Tue, 06/23/2009 - 05:20
RedKnot

I'm also experiencing high loads when bw.pl is running.

Only bandwidth for http and ftp is shown in the graphs. I did configure the module to also scan /var/log/maillog (postfix log file). Shouldn't the bandwidth monitor also scan imap and pop3 log files?

Thanks, Martijn

Thu, 06/25/2009 - 09:19 (Reply to #14)
andreychek

Yeah, email should certainly be included in that (and by default, it's normally able to detect the location of the mail log).

Also, on most systems, imap and pop3 information goes into the maillog, though I don't know if that's used to further calculate stats or not.

-Eric

Thu, 06/25/2009 - 10:17 (Reply to #15)
RedKnot

Oke then there seems to be a problem? The maillog file does include the size of the messages:

Jun 25 04:19:32 stevie.youngguns.nl postfix/qmgr[23660]: [ID 197553 mail.info] A9DB02CC00: from=xxxxxx@xxxxxxxxxxxx.xxx, size=29772, nrcpt=1 (queue active)

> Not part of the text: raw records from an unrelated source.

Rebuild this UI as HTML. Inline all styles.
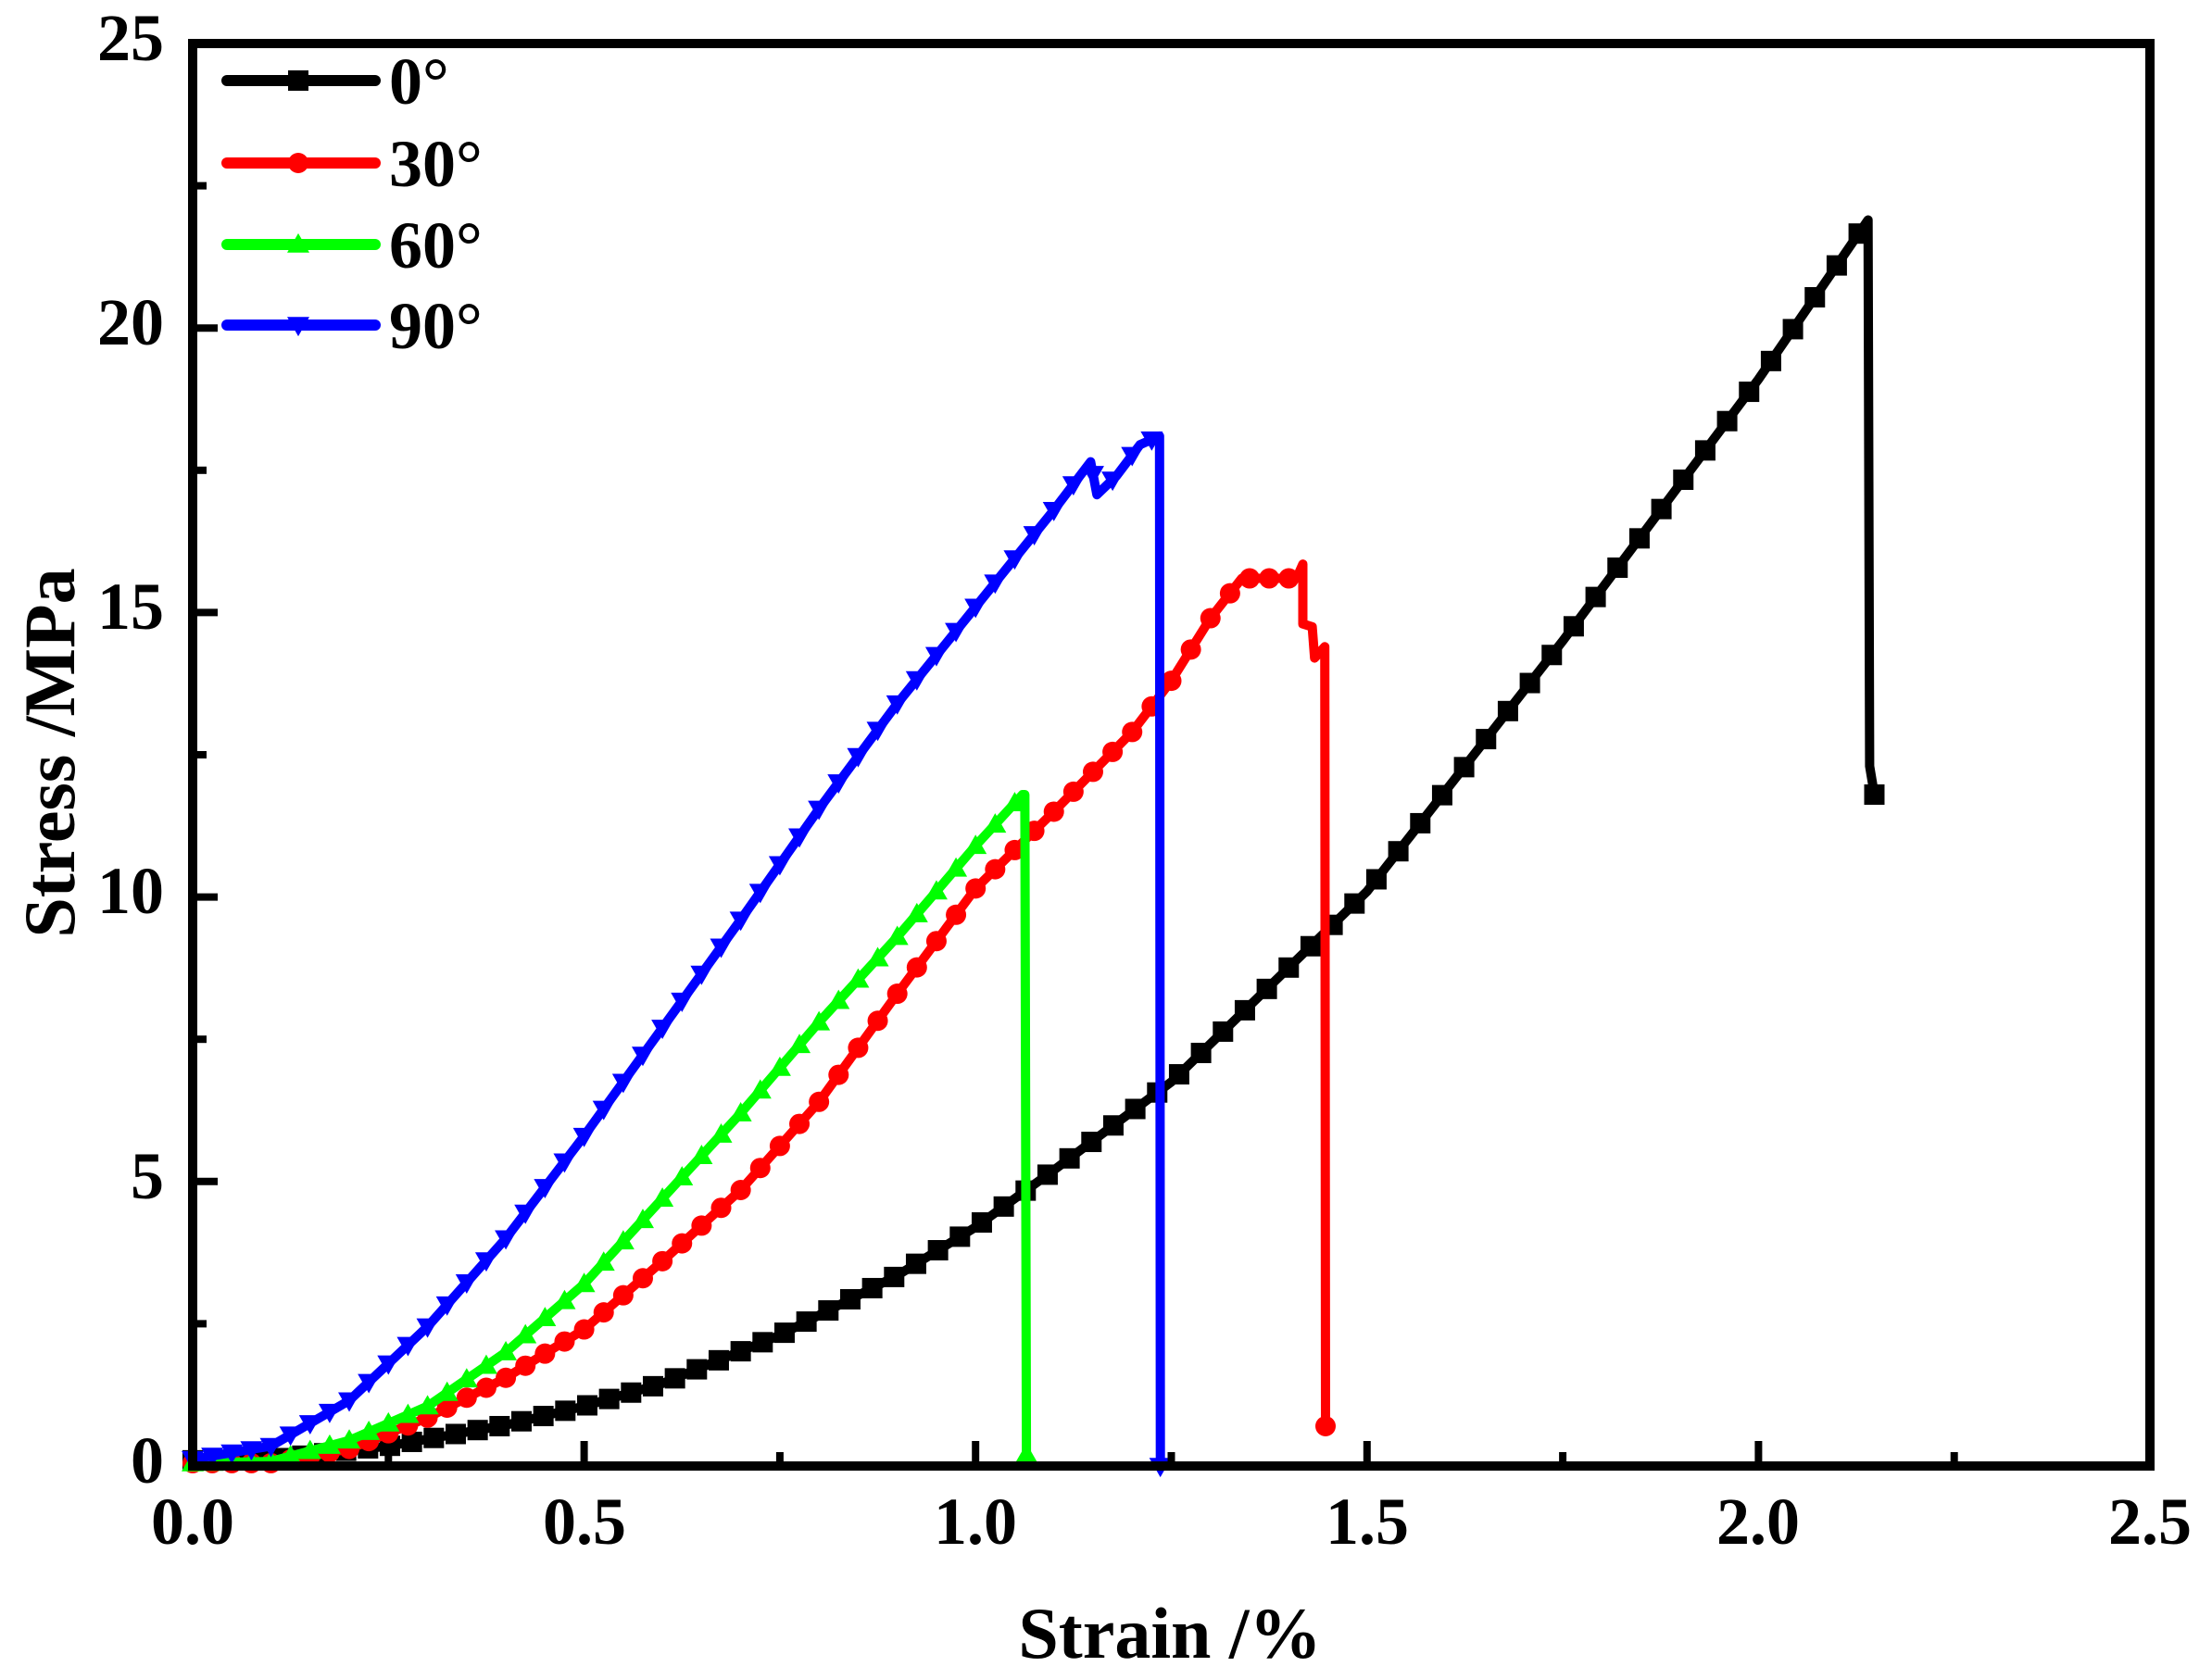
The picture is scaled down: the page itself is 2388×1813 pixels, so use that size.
<!DOCTYPE html>
<html><head><meta charset="utf-8"><style>
html,body{margin:0;padding:0;background:#fff;}
svg{display:block;}
text{font-family:"Liberation Serif",serif;font-weight:bold;fill:#000;}
</style></head><body>
<svg id="s" width="2388" height="1813" viewBox="0 0 2388 1813" xmlns="http://www.w3.org/2000/svg">
<g id="curves"></g>
<rect x="208" y="47" width="2113" height="1536" fill="none" stroke="#000" stroke-width="10"/>
<g id="ticks" stroke="#000" stroke-width="8"></g>
<g font-size="72" text-anchor="middle">
<text x="208" y="1667">0.0</text>
<text x="631" y="1667">0.5</text>
<text x="1053" y="1667">1.0</text>
<text x="1476" y="1667">1.5</text>
<text x="1898" y="1667">2.0</text>
<text x="2321" y="1667">2.5</text>
</g>
<g font-size="72" text-anchor="end">
<text x="177" y="1601">0</text>
<text x="177" y="1294">5</text>
<text x="177" y="986">10</text>
<text x="177" y="679">15</text>
<text x="177" y="372">20</text>
<text x="177" y="65">25</text>
</g>
<text x="1263" y="1790" font-size="78" text-anchor="middle">Strain /%</text>
<text transform="translate(80,813) rotate(-90)" font-size="78" text-anchor="middle">Stress /MPa</text>
<g id="legend"></g>
<g font-size="72">
<text x="420" y="112">0°</text>
<text x="420" y="201">30°</text>
<text x="420" y="289">60°</text>
<text x="420" y="376">90°</text>
</g>
</svg>
<script>
var NS="http://www.w3.org/2000/svg";
function X(s){return 208+845.2*s;}
function Y(v){return 1583-61.44*v;}
function el(p,n,a){var e=document.createElementNS(NS,n);for(var k in a)e.setAttribute(k,a[k]);p.appendChild(e);return e;}
var tk=document.getElementById('ticks');
for(var i=1;i<10;i++){var x=X(i*0.25);var L=(i%2==0)?22:10;el(tk,'line',{x1:x,x2:x,y1:1578,y2:1578-L});}
for(var i=1;i<10;i++){var y=Y(i*2.5);var L=(i%2==0)?22:10;el(tk,'line',{x1:213,x2:213+L,y1:y,y2:y});}
function marker(g,type,x,y,c){
 var r=11;
 if(type=='sq')el(g,'rect',{x:x-r,y:y-r,width:2*r,height:2*r,fill:c});
 else if(type=='ci')el(g,'circle',{cx:x,cy:y,r:r,fill:c});
 else if(type=='up')el(g,'polygon',{points:(x-r-1)+','+(y+r*0.8)+' '+(x+r+1)+','+(y+r*0.8)+' '+x+','+(y-r*1.1),fill:c});
 else el(g,'polygon',{points:(x-r-1)+','+(y-r*0.8)+' '+(x+r+1)+','+(y-r*0.8)+' '+x+','+(y+r*1.1),fill:c});
}
var series=[
 {c:'#000',m:'sq',step:0.028,pts:[[0,0.1],[0.1,0.12],[0.25,0.35],[0.4,0.72],[0.5,1.05],[0.6,1.45],[0.75,2.3],[0.9,3.35],[1.0,4.2],[1.1,5.2],[1.25,6.75],[1.5,10.1],[1.75,14.5],[2.0,19.1],[2.14,21.9]],tail:[[2.142,12.3],[2.148,11.8]]},
 {c:'#f00',m:'ci',step:0.025,pts:[[0,0.05],[0.1,0.05],[0.2,0.3],[0.3,0.85],[0.4,1.55],[0.5,2.4],[0.6,3.6],[0.7,4.85],[0.8,6.4],[0.9,8.3],[1.0,10.15],[1.1,11.5],[1.2,12.9],[1.25,13.8],[1.3,14.9],[1.34,15.6],[1.41,15.6],[1.418,15.85]],tail:[[1.418,14.8],[1.43,14.75],[1.433,14.2],[1.446,14.4],[1.447,0.7]]},
 {c:'#0f0',m:'up',step:0.025,pts:[[0,0.05],[0.1,0.08],[0.2,0.45],[0.3,1.05],[0.4,2.0],[0.5,3.2],[0.6,4.7],[0.7,6.2],[0.8,7.8],[0.9,9.3],[1.0,10.9],[1.06,11.8]],tail:[[1.063,11.8],[1.065,0.2]]},
 {c:'#00f',m:'dn',step:0.025,pts:[[0,0.12],[0.1,0.35],[0.2,1.15],[0.3,2.45],[0.4,4.0],[0.5,5.8],[0.6,7.7],[0.7,9.6],[0.8,11.55],[0.9,13.4],[1.0,15.1],[1.1,16.8],[1.147,17.65],[1.155,17.07],[1.18,17.4],[1.21,17.95],[1.235,18.1]],tail:[[1.236,0]]}
];
var cg=document.getElementById('curves');
series.forEach(function(s){
 var all=s.pts.concat(s.tail);
 var d='M'+all.map(function(p){return X(p[0]).toFixed(1)+','+Y(p[1]).toFixed(1);}).join(' L');
 el(cg,'path',{d:d,fill:'none',stroke:s.c,'stroke-width':10,'stroke-linejoin':'round','stroke-linecap':'round'});
 var p=s.pts,last=p[p.length-1][0];
 for(var t=p[0][0];t<=last;t+=s.step){
  var j=0;while(j<p.length-2&&p[j+1][0]<t)j++;
  var a=p[j],b=p[j+1];var f=(t-a[0])/(b[0]-a[0]);var v=a[1]+f*(b[1]-a[1]);
  marker(cg,s.m,X(t),Y(v),s.c);
 }
 var e=all[all.length-1];marker(cg,s.m,X(e[0]),Y(e[1]),s.c);
});
var lg=document.getElementById('legend');
var ly=[87,176,264,351];
series.forEach(function(s,i){
 el(lg,'line',{x1:245,x2:405,y1:ly[i],y2:ly[i],stroke:s.c,'stroke-width':12,'stroke-linecap':'round'});
 marker(lg,s.m,322,ly[i],s.c);
});
</script>
</body></html>
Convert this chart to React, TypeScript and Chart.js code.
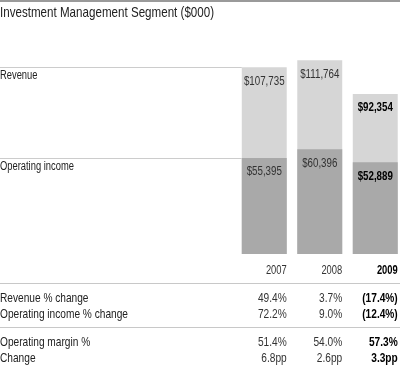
import React, { useEffect, useRef } from "react";
import { Chart, registerables } from "chart.js";

Chart.register(...registerables);

const title = "Investment Management Segment ($000)";
const years = ["2007", "2008", "2009"];
const revenue = [107735, 111764, 92354];
const operatingIncome = [55395, 60396, 52889];
const seriesNames = ["Revenue", "Operating income"];
const rowLabels = ["Revenue % change", "Operating income % change", "Operating margin %", "Change"];
const revenueChange = ["49.4%", "3.7%", "(17.4%)"];
const opIncomeChange = ["72.2%", "9.0%", "(12.4%)"];
const opMargin = ["51.4%", "54.0%", "57.3%"];
const marginChange = ["6.8pp", "2.6pp", "3.3pp"];

const FONT = "'Liberation Sans', Arial, sans-serif";
const SX = 0.78;
const fmt = (v: number) => "$" + v.toLocaleString("en-US");

function text(
  ctx: CanvasRenderingContext2D,
  s: string,
  x: number,
  y: number,
  align: CanvasTextAlign,
  size: number,
  bold: boolean,
  color: string,
  sx: number = SX
) {
  ctx.save();
  ctx.translate(x, y);
  ctx.scale(sx, 1);
  ctx.font = `${bold ? "bold " : ""}${size}px ${FONT}`;
  ctx.fillStyle = color;
  ctx.textAlign = align;
  ctx.textBaseline = "middle";
  ctx.fillText(s, 0, 0);
  ctx.restore();
}

const overlay = {
  id: "overlay",
  afterDatasetsDraw(chart: any) {
    const ctx = chart.ctx as CanvasRenderingContext2D;
    const revMeta = chart.getDatasetMeta(0);
    const opMeta = chart.getDatasetMeta(1);
    const y = chart.scales.y;
    const last = years.length - 1;
    ctx.save();
    // top rule
    ctx.fillStyle = "#9a9a9a";
    ctx.fillRect(0, 0, 400, 2);
    // title
    text(ctx, title, 0, 13, "left", 14.5, false, "#222", 0.8);

    // reference lines at 2007 levels
    const firstLeft = revMeta.data[0].x - revMeta.data[0].width / 2;
    const levels = [revenue[0], operatingIncome[0]];
    ctx.strokeStyle = "#cccccc";
    ctx.lineWidth = 1;
    levels.forEach((v, i) => {
      const py = Math.round(y.getPixelForValue(v)) + 0.5;
      ctx.beginPath();
      ctx.moveTo(0, py);
      ctx.lineTo(firstLeft, py);
      ctx.stroke();
      text(ctx, seriesNames[i], 0, py + 8, "left", 12, false, "#222");
    });

    // value labels in bars
    [revMeta, opMeta].forEach((meta: any, di: number) => {
      const vals = di === 0 ? revenue : operatingIncome;
      meta.data.forEach((el: any, j: number) => {
        text(ctx, fmt(vals[j]), el.x, el.y + 14, "center", 12.5, j === last, j === last ? "#000" : "#333");
      });
    });

    // table
    const rights = revMeta.data.map((el: any) => el.x + el.width / 2);
    const drawRow = (label: string | null, vals: string[], py: number, size: number) => {
      if (label) text(ctx, label, 0, py, "left", 13, false, "#222");
      vals.forEach((s, j) => {
        text(ctx, s, rights[j], py, "right", size, j === last, j === last ? "#000" : "#333");
      });
    };
    drawRow(null, years, 271, 12);
    ctx.strokeStyle = "#c8c8c8";
    [283.5, 327.5].forEach((py) => {
      ctx.beginPath();
      ctx.moveTo(0, py);
      ctx.lineTo(400, py);
      ctx.stroke();
    });
    drawRow(rowLabels[0], revenueChange, 298, 13);
    drawRow(rowLabels[1], opIncomeChange, 314, 13);
    drawRow(rowLabels[2], opMargin, 342, 13);
    drawRow(rowLabels[3], marginChange, 358, 13);
    ctx.restore();
  },
};

export default function App() {
  const ref = useRef<HTMLCanvasElement | null>(null);
  useEffect(() => {
    document.body.style.margin = "0";
    const chart = new Chart(ref.current!, {
      type: "bar",
      data: {
        labels: years,
        datasets: [
          {
            label: seriesNames[0],
            data: revenue,
            backgroundColor: "#d6d6d6",
            grouped: false,
            order: 2,
            barPercentage: 0.81,
            categoryPercentage: 1,
          },
          {
            label: seriesNames[1],
            data: operatingIncome,
            backgroundColor: "#a9a9a9",
            grouped: false,
            order: 1,
            barPercentage: 0.81,
            categoryPercentage: 1,
          },
        ],
      },
      options: {
        animation: false,
        responsive: true,
        maintainAspectRatio: false,
        layout: { padding: { left: 236.5, right: 0, top: 46, bottom: 113 } },
        plugins: { legend: { display: false }, tooltip: { enabled: false } },
        scales: {
          x: { display: false },
          y: { display: false, min: 0, max: 120000 },
        },
      },
      plugins: [overlay],
    });
    return () => chart.destroy();
  }, []);
  return (
    <div style={{ position: "fixed", left: 0, top: 0, width: 400, height: 367, overflow: "hidden", background: "#fff" }}>
      <div style={{ width: 403, height: 367 }}>
        <canvas ref={ref} />
      </div>
    </div>
  );
}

If imap and pop3 is calculated then it should be possible to have a seperate logfile for it. I have a dovecot.log file for it.

Martijn

Sat, 08/21/2010 - 07:31
kenlyle

Trying to reduce load...I've turned off Apache logging, and awstats processing. Looking at killing bw.pl as well, or at least upping my log rotation, per Joe's tip.